After the GFC, Phil saw immense opportunity in high value, cheaply purchased bonds. As Responsible Manager of the Supervised High Yield Fund under Supervised Investment Australia’s AFS license, Phil uses his expertise in debt securities to strive for steady returns amid volatile markets.

Is the US reaching full employment?

Thursday, July 07, 2016

By Phil Carden

Recent data confirms that the US is performing well, moving strongly towards full employment. There is solid consumer demand, coupled with what appears to be an overtly dovish monetary policy, which has been structured in consideration of international dynamics rather than local economic conditions. 

The Change in Nonfarm Payrolls for May recorded an increase of only thirty eight thousand new jobs against expectations of one hundred and sixty thousand.
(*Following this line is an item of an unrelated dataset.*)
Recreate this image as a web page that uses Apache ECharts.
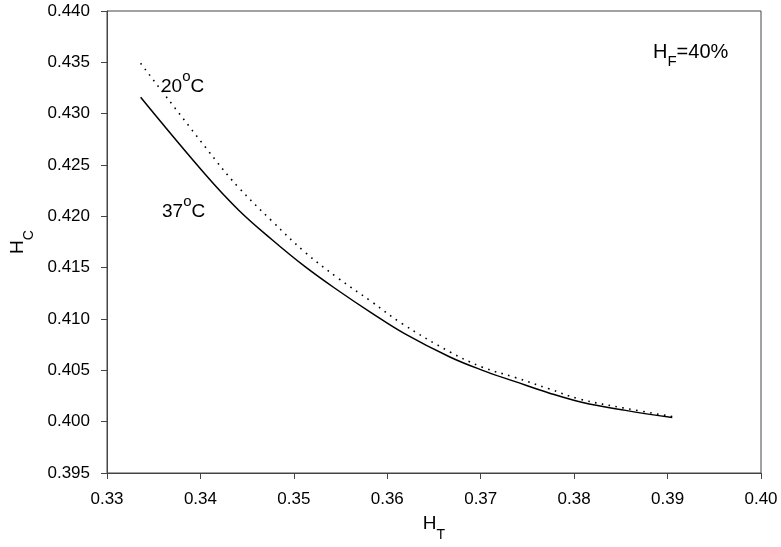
<!DOCTYPE html>
<html>
<head>
<meta charset="utf-8">
<script src="https://cdn.jsdelivr.net/npm/echarts@6/dist/echarts.min.js"></script>
<style>
html,body{margin:0;padding:0;background:#fff;}
#chart{width:781px;height:547px;}
</style>
</head>
<body>
<div id="chart"></div>
<script>
// H_T values and H_C values for 37 °C (solid)
var ht37 = [0.3336, 0.3406, 0.3441, 0.3477, 0.3512, 0.3547, 0.3583, 0.3618, 0.3667, 0.3702, 0.3737, 0.3773, 0.3808, 0.3855, 0.3905];
var hc37 = [0.4316, 0.4240, 0.4206, 0.4177, 0.4151, 0.4128, 0.4106, 0.4086, 0.4063, 0.4050, 0.4039, 0.4028, 0.4019, 0.4011, 0.4004];
// H_T values and H_C values for 20 °C (dotted)
var ht20 = [0.3336, 0.3416, 0.3441, 0.3477, 0.3512, 0.3547, 0.3583, 0.3615, 0.3667, 0.3702, 0.3737, 0.3773, 0.3806, 0.3855, 0.3905];
var hc20 = [0.4349, 0.4255, 0.4228, 0.4195, 0.4165, 0.4140, 0.4117, 0.4096, 0.4068, 0.4053, 0.4043, 0.4032, 0.4022, 0.4013, 0.4005];

var xTicks = {min: 0.33, max: 0.40, step: 0.01};
var yTicks = {min: 0.395, max: 0.440, step: 0.005};

function pairs(xs, ys) { return xs.map(function (x, i) { return [x, ys[i]]; }); }

var FONT = '"Liberation Sans", Arial, Helvetica, sans-serif';
var chart = echarts.init(document.getElementById('chart'), null, {renderer: 'canvas'});

function tok(size, padTop) {
  return {fontFamily: FONT, fontSize: size, lineHeight: 30, verticalAlign: 'top',
    padding: [padTop, 0, 0, 0], fontWeight: 'normal', color: '#000'};
}
var subRich = {m: tok(19, 0), s: tok(14, 14)};
var supRich = {m: tok(19, 8), o: tok(15, 0)};

chart.setOption({
  animation: false,
  backgroundColor: '#fff',
  title: [
    {text: '{m|20}{o|o}{m|C}', left: 161, top: 69, padding: 0,
      textStyle: {fontWeight: 'normal', rich: supRich}},
    {text: '{m|37}{o|o}{m|C}', left: 162, top: 194, padding: 0,
      textStyle: {fontWeight: 'normal', rich: supRich}},
    {text: '{m|H}{s|F}{m|=40%}', left: 653, top: 42, padding: 0,
      textStyle: {fontWeight: 'normal', rich: {m: tok(20, 0), s: tok(15, 12)}}}
  ],
  grid: {left: 100, right: 20, top: 11, bottom: 74, show: true, borderColor: '#444', borderWidth: 1, backgroundColor: 'transparent'},
  xAxis: {
    type: 'value', min: xTicks.min, max: xTicks.max, interval: xTicks.step,
    name: '{m|H}{s|T}', nameLocation: 'middle', nameGap: 41,
    nameTextStyle: {rich: subRich},
    axisLine: {show: true, lineStyle: {color: '#444', width: 1}},
    axisTick: {show: true, inside: false, length: 6, lineStyle: {color: '#444'}},
    axisLabel: {margin: 18, color: '#000', fontSize: 17, fontFamily: FONT,
      formatter: function (v) { return v.toFixed(2); }},
    splitLine: {show: false}
  },
  yAxis: {
    type: 'value', min: yTicks.min, max: yTicks.max, interval: yTicks.step,
    name: '{m|H}{s|C}', nameLocation: 'middle', nameGap: 69, nameRotate: 90,
    nameTextStyle: {rich: subRich},
    axisLine: {show: true, lineStyle: {color: '#444', width: 1}},
    axisTick: {show: true, inside: false, length: 6, lineStyle: {color: '#444'}},
    axisLabel: {margin: 17, color: '#000', fontSize: 17, fontFamily: FONT,
      formatter: function (v) { return v.toFixed(3); }},
    splitLine: {show: false}
  },
  series: [
    {
      name: '20°C', type: 'line', data: pairs(ht20, hc20), smooth: 0.4,
      showSymbol: false, symbol: 'none',
      lineStyle: {color: '#000', width: 1.6, type: [1.6, 5.4], cap: 'butt'}
    },
    {
      name: '37°C', type: 'line', data: pairs(ht37, hc37), smooth: 0.4,
      showSymbol: false, symbol: 'none',
      lineStyle: {color: '#000', width: 1.5, type: 'solid'}
    }
  ]
});
</script>
</body>
</html>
Investors interpreted the data as bearish for GDP growth and therefore bullish for bonds. With a corresponding drop in the Labour Force Participation Rate, general sentiment in the market decided fewer jobs were on offer and people had given up looking for work.

This interpretation appears to be incorrect for two reasons;

1. The US is experiencing significant demographic change, as its population ages and every year more baby boomers retire and voluntarily leave the work force. This demographic change, rather than the market’s general interpretation that young working age candidates are “giving up” because of a lack of jobs, is in our opinion, responsible for the data.

2. In light of recent job vacancy data released after the payrolls data, it appears US job vacancies have never been higher. This also casts doubt over the markets theory that able-bodied unemployed candidates have given up looking for work and suggests that through the demographic process of an ageing population, there’s an increasing shortage of workers to employ.

The following chart illustrates the number of job vacancies in the United States over the past 16 years;

The next chart illustrates the percentage of total US population employed since 1960.

 

When we consider the changes brought by an ageing population against this data, it appears logical to conclude aged workers are leaving the work force at a time when job vacancies are at an all-time high. Looking at this in the context of the previous chart showing the percentage of the US population currently employed, it appears the US are approaching full employment.

This point is validated by observing long-term data for the unemployment rate;

It is our view that the US labour force has undergone significant change since the low in unemployment recorded in 1968. To start, the percentage of women in the work force has increased significantly as has the overall percentage of the population employed. Now we are experiencing the beginnings of a relative shrinking in the size of the working age labour force and therefore full employment is now an emerging reality.

Historically, the United States has operated as the “bellwether” for global interest rate moves. It now appears that post GFC, the US interest rate policy and market direction is following, not leading.

However in the US we see consistent population growth combined with the monetary expansion of the post GFC recovery. Clearly this scenario is a legacy of the GFC and a function of economic weakness prevailing in economies such as China, Japan and the EEC. Considering the data presented here, it is our view that the US will soon break free from the forces depressing interest rates and inflation in their economy. Combine this with the demographic trend of an ageing population driving a shrinking labour force and improving retail sales data and the case for an emergence of inflation and continued improvement in labour market data becomes an expected reality.